> _Recorded data_
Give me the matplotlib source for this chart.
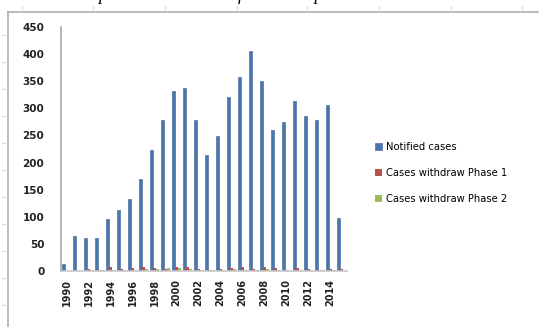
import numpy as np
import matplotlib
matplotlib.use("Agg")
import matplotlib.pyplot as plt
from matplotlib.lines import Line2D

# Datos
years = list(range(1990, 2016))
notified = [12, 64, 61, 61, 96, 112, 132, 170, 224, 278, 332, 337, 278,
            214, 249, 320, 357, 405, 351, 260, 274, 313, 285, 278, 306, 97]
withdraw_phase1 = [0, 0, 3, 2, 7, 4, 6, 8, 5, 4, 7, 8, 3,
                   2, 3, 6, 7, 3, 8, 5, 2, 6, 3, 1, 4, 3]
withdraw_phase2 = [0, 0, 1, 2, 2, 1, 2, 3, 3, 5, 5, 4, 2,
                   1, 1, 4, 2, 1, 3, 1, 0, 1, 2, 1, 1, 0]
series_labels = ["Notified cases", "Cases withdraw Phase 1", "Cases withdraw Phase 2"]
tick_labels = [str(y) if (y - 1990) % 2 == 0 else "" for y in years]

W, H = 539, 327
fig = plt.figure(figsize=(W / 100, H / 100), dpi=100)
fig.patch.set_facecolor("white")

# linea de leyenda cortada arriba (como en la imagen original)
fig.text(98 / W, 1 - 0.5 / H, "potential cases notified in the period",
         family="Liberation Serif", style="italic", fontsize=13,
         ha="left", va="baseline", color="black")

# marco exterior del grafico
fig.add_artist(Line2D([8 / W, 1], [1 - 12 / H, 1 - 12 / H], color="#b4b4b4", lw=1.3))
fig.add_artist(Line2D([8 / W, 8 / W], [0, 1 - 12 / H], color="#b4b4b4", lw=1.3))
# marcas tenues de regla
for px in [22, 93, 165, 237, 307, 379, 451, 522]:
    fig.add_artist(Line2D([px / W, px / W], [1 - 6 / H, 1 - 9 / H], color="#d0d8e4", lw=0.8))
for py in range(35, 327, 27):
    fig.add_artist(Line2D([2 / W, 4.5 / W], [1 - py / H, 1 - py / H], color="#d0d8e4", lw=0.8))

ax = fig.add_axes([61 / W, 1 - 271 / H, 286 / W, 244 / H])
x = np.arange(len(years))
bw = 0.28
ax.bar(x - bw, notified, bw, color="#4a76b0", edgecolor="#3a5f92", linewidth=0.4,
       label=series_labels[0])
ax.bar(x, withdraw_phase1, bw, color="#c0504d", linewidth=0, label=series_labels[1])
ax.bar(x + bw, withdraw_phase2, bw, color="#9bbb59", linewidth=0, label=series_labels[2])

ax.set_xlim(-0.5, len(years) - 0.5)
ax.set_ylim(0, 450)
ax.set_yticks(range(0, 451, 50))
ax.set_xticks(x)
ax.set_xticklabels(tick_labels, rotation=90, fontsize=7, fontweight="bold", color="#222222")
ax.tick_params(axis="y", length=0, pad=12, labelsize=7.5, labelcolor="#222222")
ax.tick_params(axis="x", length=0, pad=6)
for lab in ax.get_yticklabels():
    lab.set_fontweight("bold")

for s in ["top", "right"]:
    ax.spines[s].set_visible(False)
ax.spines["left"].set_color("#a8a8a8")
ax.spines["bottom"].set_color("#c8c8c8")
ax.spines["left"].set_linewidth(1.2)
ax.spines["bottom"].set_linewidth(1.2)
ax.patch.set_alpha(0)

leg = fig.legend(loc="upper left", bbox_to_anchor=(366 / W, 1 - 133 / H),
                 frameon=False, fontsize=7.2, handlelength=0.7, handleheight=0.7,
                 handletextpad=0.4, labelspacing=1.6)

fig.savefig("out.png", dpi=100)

> _To be done_
Output an exact copy of the material, with the pictures removed.

> _Written answer_
Give me the matplotlib source for this chart.
import numpy as np
import matplotlib
matplotlib.use("Agg")
import matplotlib.pyplot as plt
from matplotlib.lines import Line2D

# Datos
years = list(range(1990, 2016))
notified = [12, 64, 61, 61, 96, 112, 132, 170, 224, 278, 332, 337, 278,
            214, 249, 320, 357, 405, 351, 260, 274, 313, 285, 278, 306, 97]
withdraw_phase1 = [0, 0, 3, 2, 7, 4, 6, 8, 5, 4, 7, 8, 3,
                   2, 3, 6, 7, 3, 8, 5, 2, 6, 3, 1, 4, 3]
withdraw_phase2 = [0, 0, 1, 2, 2, 1, 2, 3, 3, 5, 5, 4, 2,
                   1, 1, 4, 2, 1, 3, 1, 0, 1, 2, 1, 1, 0]
series_labels = ["Notified cases", "Cases withdraw Phase 1", "Cases withdraw Phase 2"]
tick_labels = [str(y) if (y - 1990) % 2 == 0 else "" for y in years]

W, H = 539, 327
fig = plt.figure(figsize=(W / 100, H / 100), dpi=100)
fig.patch.set_facecolor("white")

# linea de leyenda cortada arriba (como en la imagen original)
fig.text(98 / W, 1 - 0.5 / H, "potential cases notified in the period",
         family="Liberation Serif", style="italic", fontsize=13,
         ha="left", va="baseline", color="black")

# marco exterior del grafico
fig.add_artist(Line2D([8 / W, 1], [1 - 12 / H, 1 - 12 / H], color="#b4b4b4", lw=1.3))
fig.add_artist(Line2D([8 / W, 8 / W], [0, 1 - 12 / H], color="#b4b4b4", lw=1.3))
# marcas tenues de regla
for px in [22, 93, 165, 237, 307, 379, 451, 522]:
    fig.add_artist(Line2D([px / W, px / W], [1 - 6 / H, 1 - 9 / H], color="#d0d8e4", lw=0.8))
for py in range(35, 327, 27):
    fig.add_artist(Line2D([2 / W, 4.5 / W], [1 - py / H, 1 - py / H], color="#d0d8e4", lw=0.8))

ax = fig.add_axes([61 / W, 1 - 271 / H, 286 / W, 244 / H])
x = np.arange(len(years))
bw = 0.28
ax.bar(x - bw, notified, bw, color="#4a76b0", edgecolor="#3a5f92", linewidth=0.4,
       label=series_labels[0])
ax.bar(x, withdraw_phase1, bw, color="#c0504d", linewidth=0, label=series_labels[1])
ax.bar(x + bw, withdraw_phase2, bw, color="#9bbb59", linewidth=0, label=series_labels[2])

ax.set_xlim(-0.5, len(years) - 0.5)
ax.set_ylim(0, 450)
ax.set_yticks(range(0, 451, 50))
ax.set_xticks(x)
ax.set_xticklabels(tick_labels, rotation=90, fontsize=7, fontweight="bold", color="#222222")
ax.tick_params(axis="y", length=0, pad=12, labelsize=7.5, labelcolor="#222222")
ax.tick_params(axis="x", length=0, pad=6)
for lab in ax.get_yticklabels():
    lab.set_fontweight("bold")

for s in ["top", "right"]:
    ax.spines[s].set_visible(False)
ax.spines["left"].set_color("#a8a8a8")
ax.spines["bottom"].set_color("#c8c8c8")
ax.spines["left"].set_linewidth(1.2)
ax.spines["bottom"].set_linewidth(1.2)
ax.patch.set_alpha(0)

leg = fig.legend(loc="upper left", bbox_to_anchor=(366 / W, 1 - 133 / H),
                 frameon=False, fontsize=7.2, handlelength=0.7, handleheight=0.7,
                 handletextpad=0.4, labelspacing=1.6)

fig.savefig("out.png", dpi=100)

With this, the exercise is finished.